WHAT YOU WILL DO:
Repeat the listing word for word. No pictures belong in the copy.

DATA:
··········
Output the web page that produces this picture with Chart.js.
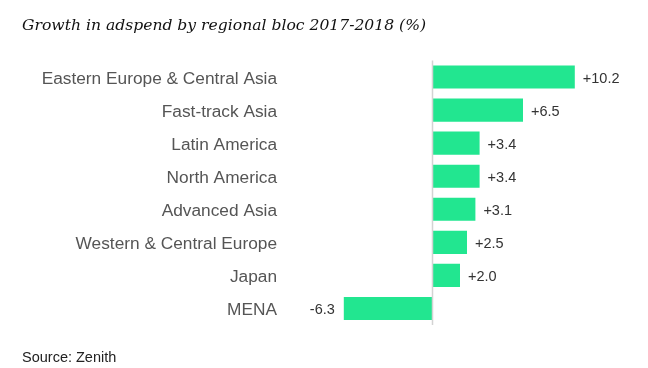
<!DOCTYPE html>
<html>
<head>
<meta charset="utf-8">
<script src="https://cdn.jsdelivr.net/npm/chart.js@4"></script>
<style>
html,body{margin:0;padding:0;background:#fff;}
#wrap{width:648px;height:368px;position:relative;}
</style>
</head>
<body>
<div id="wrap"><canvas id="c" width="648" height="368"></canvas></div>
<script>
const categories = ["Eastern Europe & Central Asia","Fast-track Asia","Latin America","North America","Advanced Asia","Western & Central Europe","Japan","MENA"];
const growth = [10.2, 6.5, 3.4, 3.4, 3.1, 2.5, 2.0, -6.3];
const valueLabels = ["+10.2","+6.5","+3.4","+3.4","+3.1","+2.5","+2.0","-6.3"];
const titleText = "Growth in adspend by regional bloc 2017-2018 (%)";
const sourceText = "Source: Zenith";

const extras = {
  id: 'extras',
  afterDatasetsDraw(chart) {
    const ctx = chart.ctx;
    const xs = chart.scales.x;
    const ca = chart.chartArea;
    const x0 = Math.round(xs.getPixelForValue(0)) + 0.5;
    ctx.save();
    ctx.strokeStyle = '#d3d3d3';
    ctx.lineWidth = 1.5;
    ctx.beginPath();
    ctx.moveTo(x0, ca.top);
    ctx.lineTo(x0, ca.bottom);
    ctx.stroke();
    const meta = chart.getDatasetMeta(0);
    ctx.font = '14.5px "Liberation Sans", Arial, sans-serif';
    ctx.fillStyle = '#333';
    ctx.textBaseline = 'middle';
    meta.data.forEach((bar, i) => {
      const v = growth[i];
      if (v >= 0) {
        ctx.textAlign = 'left';
        ctx.fillText(valueLabels[i], bar.x + 8, bar.y + 1.5);
      } else {
        ctx.textAlign = 'right';
        ctx.fillText(valueLabels[i], bar.x - 9, bar.y + 1.5);
      }
    });
    ctx.textAlign = 'left';
    ctx.textBaseline = 'alphabetic';
    ctx.fillStyle = '#111';
    ctx.font = 'italic 15.6px "DejaVu Serif", Georgia, serif';
    ctx.fillText(titleText, 22, 30);
    ctx.fillStyle = '#222';
    ctx.font = '14.5px "Liberation Sans", Arial, sans-serif';
    ctx.fillText(sourceText, 22, 362);
    ctx.restore();
  }
};

new Chart(document.getElementById('c'), {
  type: 'bar',
  data: {
    labels: categories,
    datasets: [{
      data: growth,
      backgroundColor: '#22e690',
      borderWidth: 0,
      barPercentage: 0.7,
      categoryPercentage: 1.0
    }]
  },
  options: {
    indexAxis: 'y',
    responsive: false,
    animation: false,
    devicePixelRatio: 1,
    layout: { padding: { left: 0, right: 20, top: 60.5, bottom: 43 } },
    plugins: { legend: { display: false }, tooltip: { enabled: false }, title: { display: false } },
    scales: {
      x: { display: false, min: -11, max: 14 },
      y: {
        display: true,
        grid: { display: false, drawTicks: false },
        border: { display: false },
        ticks: {
          color: '#555',
          padding: 1,
          labelOffset: 2,
          font: { family: '"Liberation Sans", Arial, sans-serif', size: 17.3 }
        },
        afterFit(scale) { scale.width = 278; }
      }
    }
  },
  plugins: [extras]
});
</script>
</body>
</html>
··········
SOLUTION TO THE PROBLEM:
Output the web page that produces this picture with Chart.js.
<!DOCTYPE html>
<html>
<head>
<meta charset="utf-8">
<script src="https://cdn.jsdelivr.net/npm/chart.js@4"></script>
<style>
html,body{margin:0;padding:0;background:#fff;}
#wrap{width:648px;height:368px;position:relative;}
</style>
</head>
<body>
<div id="wrap"><canvas id="c" width="648" height="368"></canvas></div>
<script>
const categories = ["Eastern Europe & Central Asia","Fast-track Asia","Latin America","North America","Advanced Asia","Western & Central Europe","Japan","MENA"];
const growth = [10.2, 6.5, 3.4, 3.4, 3.1, 2.5, 2.0, -6.3];
const valueLabels = ["+10.2","+6.5","+3.4","+3.4","+3.1","+2.5","+2.0","-6.3"];
const titleText = "Growth in adspend by regional bloc 2017-2018 (%)";
const sourceText = "Source: Zenith";

const extras = {
  id: 'extras',
  afterDatasetsDraw(chart) {
    const ctx = chart.ctx;
    const xs = chart.scales.x;
    const ca = chart.chartArea;
    const x0 = Math.round(xs.getPixelForValue(0)) + 0.5;
    ctx.save();
    ctx.strokeStyle = '#d3d3d3';
    ctx.lineWidth = 1.5;
    ctx.beginPath();
    ctx.moveTo(x0, ca.top);
    ctx.lineTo(x0, ca.bottom);
    ctx.stroke();
    const meta = chart.getDatasetMeta(0);
    ctx.font = '14.5px "Liberation Sans", Arial, sans-serif';
    ctx.fillStyle = '#333';
    ctx.textBaseline = 'middle';
    meta.data.forEach((bar, i) => {
      const v = growth[i];
      if (v >= 0) {
        ctx.textAlign = 'left';
        ctx.fillText(valueLabels[i], bar.x + 8, bar.y + 1.5);
      } else {
        ctx.textAlign = 'right';
        ctx.fillText(valueLabels[i], bar.x - 9, bar.y + 1.5);
      }
    });
    ctx.textAlign = 'left';
    ctx.textBaseline = 'alphabetic';
    ctx.fillStyle = '#111';
    ctx.font = 'italic 15.6px "DejaVu Serif", Georgia, serif';
    ctx.fillText(titleText, 22, 30);
    ctx.fillStyle = '#222';
    ctx.font = '14.5px "Liberation Sans", Arial, sans-serif';
    ctx.fillText(sourceText, 22, 362);
    ctx.restore();
  }
};

new Chart(document.getElementById('c'), {
  type: 'bar',
  data: {
    labels: categories,
    datasets: [{
      data: growth,
      backgroundColor: '#22e690',
      borderWidth: 0,
      barPercentage: 0.7,
      categoryPercentage: 1.0
    }]
  },
  options: {
    indexAxis: 'y',
    responsive: false,
    animation: false,
    devicePixelRatio: 1,
    layout: { padding: { left: 0, right: 20, top: 60.5, bottom: 43 } },
    plugins: { legend: { display: false }, tooltip: { enabled: false }, title: { display: false } },
    scales: {
      x: { display: false, min: -11, max: 14 },
      y: {
        display: true,
        grid: { display: false, drawTicks: false },
        border: { display: false },
        ticks: {
          color: '#555',
          padding: 1,
          labelOffset: 2,
          font: { family: '"Liberation Sans", Arial, sans-serif', size: 17.3 }
        },
        afterFit(scale) { scale.width = 278; }
      }
    }
  },
  plugins: [extras]
});
</script>
</body>
</html>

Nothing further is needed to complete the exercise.